The Best Pharmaceuticals for Children Act provides a mechanism through the FDA and National Institute of Child Health and Human Development to catch-up with the information gap in pediatrics. The Pediatric Trials Network (PTN), led by Dr. Danny Benjamin at Duke, has made good progress over the past few decades in adding or modifying pediatric information in labels for these drugs.13 For innovative (on-patent) new drugs, there continues to be room for improvement in the US. Connect for Children (C4C) based in the EU, works in both spaces.

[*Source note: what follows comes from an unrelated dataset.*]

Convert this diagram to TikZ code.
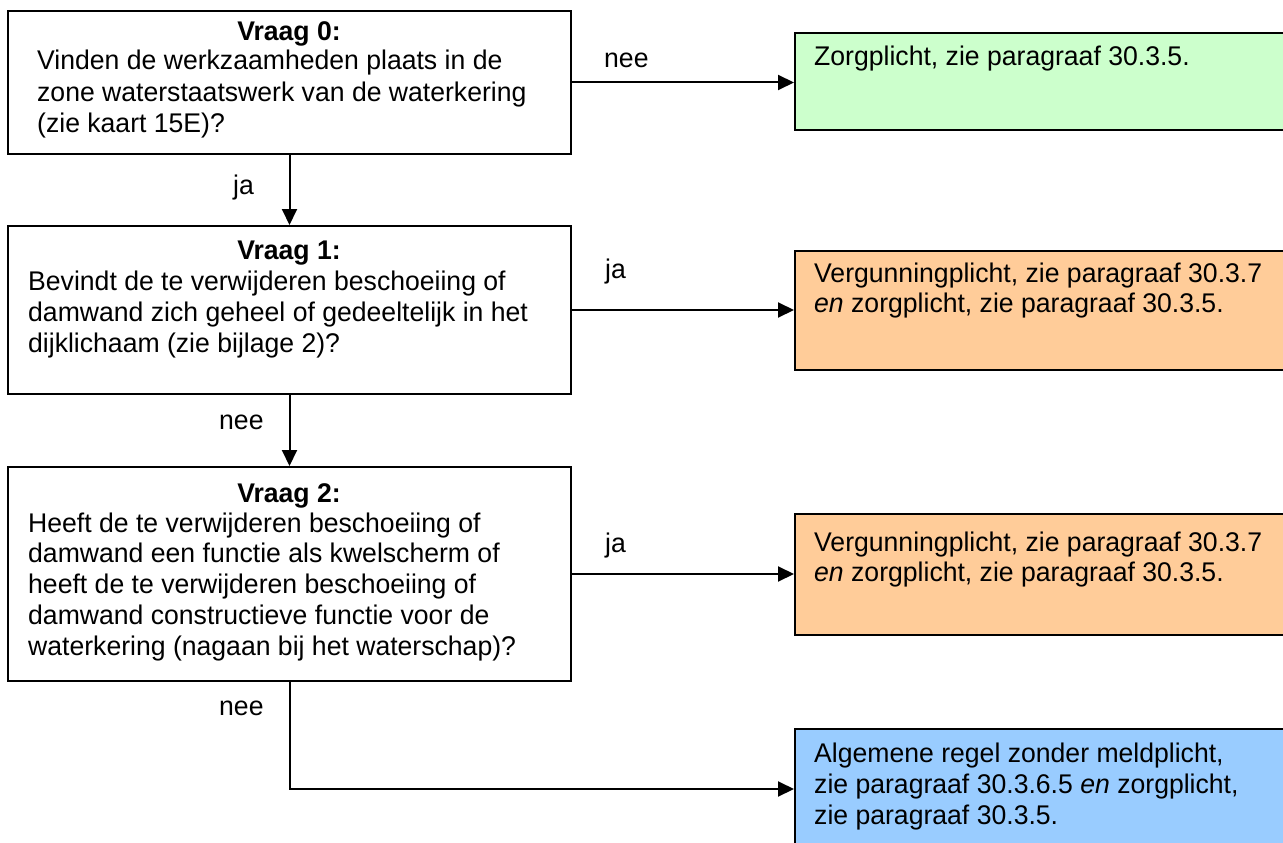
\documentclass[tikz,border=0pt]{standalone}
\usepackage{fontspec}
\setmainfont{Liberation Sans}[FakeStretch=0.985]
\usetikzlibrary{arrows.meta}
\definecolor{groen}{HTML}{CCFFCC}
\definecolor{oranje}{HTML}{FFCC99}
\definecolor{blauw}{HTML}{99CCFF}
\tikzset{
  qbox/.style={draw, line width=2pt, rectangle, anchor=north west, inner sep=0pt, fill=white},
  rbox/.style={draw, line width=2pt, rectangle, anchor=north west, inner sep=0pt},
  ln/.style={anchor=base west, inner sep=0pt, font=\fontsize{27}{31}\selectfont},
  ttl/.style={anchor=base, inner sep=0pt, font=\fontsize{27}{31}\selectfont\bfseries},
  lbl/.style={anchor=base west, inner sep=0pt, font=\fontsize{27}{31}\selectfont},
  arr/.style={line width=2pt, -{Triangle[length=16pt,width=15pt]}},
}
\begin{document}
\begin{tikzpicture}[x=1pt,y=-1pt]
\useasboundingbox (0,0) rectangle (1283,843);
\fill[white] (0,0) rectangle (1283,843);

% question boxes
\node[qbox, minimum width=563pt, minimum height=143pt] (q0) at (7,10) {};
\node[qbox, minimum width=563pt, minimum height=168pt] (q1) at (7,225) {};
\node[qbox, minimum width=563pt, minimum height=214pt] (q2) at (7,466) {};

% result boxes
\node[rbox, fill=groen,  minimum width=500pt, minimum height=97pt]  (r0) at (794,32) {};
\node[rbox, fill=oranje, minimum width=500pt, minimum height=119pt] (r1) at (794,250) {};
\node[rbox, fill=oranje, minimum width=500pt, minimum height=121pt] (r2) at (794,513) {};
\node[rbox, fill=blauw,  minimum width=500pt, minimum height=120pt] (r3) at (794,728) {};

% texts box 0
\node[ttl] (t0) at (289,41) {Vraag 0:};
\node[ln] (t0a) at (37,70) {Vinden de werkzaamheden plaats in de};
\node[ln] (t0b) at (37,101) {zone waterstaatswerk van de waterkering};
\node[ln] (t0c) at (37,132) {(zie kaart 15E)?};

% texts box 1
\node[ttl] (t1) at (289,259) {Vraag 1:};
\node[ln] (t1a) at (28,290) {Bevindt de te verwijderen beschoeiing of};
\node[ln] (t1b) at (28,321) {damwand zich geheel of gedeeltelijk in het};
\node[ln] (t1c) at (28,352) {dijklichaam (zie bijlage 2)?};

% texts box 2
\node[ttl] (t2) at (289,502) {Vraag 2:};
\node[ln] (t2a) at (28,532) {Heeft de te verwijderen beschoeiing of};
\node[ln] (t2b) at (28,562) {damwand een functie als kwelscherm of};
\node[ln] (t2c) at (28,593) {heeft de te verwijderen beschoeiing of};
\node[ln] (t2d) at (28,624) {damwand constructieve functie voor de};
\node[ln] (t2e) at (28,655) {waterkering (nagaan bij het waterschap)?};

% result texts
\node[ln] (s0) at (814,66) {Zorgplicht, zie paragraaf 30.3.5.};
\node[ln] (s1a) at (814,282) {Vergunningplicht, zie paragraaf 30.3.7};
\node[ln] (s1b) at (814,312) {\textit{en} zorgplicht, zie paragraaf 30.3.5.};
\node[ln] (s2a) at (814,551) {Vergunningplicht, zie paragraaf 30.3.7};
\node[ln] (s2b) at (814,581) {\textit{en} zorgplicht, zie paragraaf 30.3.5.};
\node[ln] (s3a) at (814,762) {Algemene regel zonder meldplicht,};
\node[ln] (s3b) at (814,793) {zie paragraaf 30.3.6.5 \textit{en} zorgplicht,};
\node[ln] (s3c) at (814,824) {zie paragraaf 30.3.5.};

% connectors
\draw[arr] (q0.east) -- (q0.east -| r0.west);
\draw[arr] (q0.south) -- (q1.north);
\draw[arr] (q1.east) -- (q1.east -| r1.west);
\draw[arr] (q1.south) -- (q2.north);
\draw[arr] (q2.east) -- (q2.east -| r2.west);
\draw[arr] (q2.south) |- (r3.west);

% connector labels
\node[lbl] (l0) at (604,68) {nee};
\node[lbl] (l1) at (233,194) {ja};
\node[lbl] (l2) at (605,278) {ja};
\node[lbl] (l3) at (219,429) {nee};
\node[lbl] (l4) at (605,552) {ja};
\node[lbl] (l5) at (219,715) {nee};
\end{tikzpicture}
\end{document}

I-ACT for Children was established to foster and, where indicated, provide, consistent leadership, accountability, conviction, and a critical mass of like-minded individuals willing to effect change. Its focus is on innovative on patent-drugs that have an application in pediatrics. Since its inception, it has worked to test the organization’s capacity and potential and establish evidence that its mission can be accomplished. Specifically, it has:

  • Worked with biopharmaceutical sponsors and advocacy groups to advance the use of innovative trial designs and methods that improve the feasibility of studies;

  • Worked with partner organizations gathering essential real-world data in newborns and other populations;

  • Formed a site network to provide qualified sites in the US and elsewhere capable of performing regulatory grade clinical trials, including difficult-to-recruit pediatric clinical trials;

  • Launched a quality improvement program, creating a learning ecosystem to ensure the best data and processes in pediatric clinical trials;

  • Led the implementation of a national leader’s program to support a high priority international clinical trial through intensive site engagement activities;

  • Worked with parents, advocates, children, clinicians, regulators, sponsors, academicians, and others to accelerate completion of clinical trials. For example, we have actively helped develop consensus for inclusion of adolescents in adult trials,14 contributed to the methodology for adaptive platform trials, and addressed challenges in trials for children such as those with inflammatory bowel disease and other chronic and rare diseases.

As an independent organization that acts collaboratively across the pediatric community to accelerate pediatric drug development, the Institute serves as a strong advocate for pediatric drug development and has developed into a critically important participant in a momentous cause: closing the considerable gap between adult and children’s drug approval and labeling.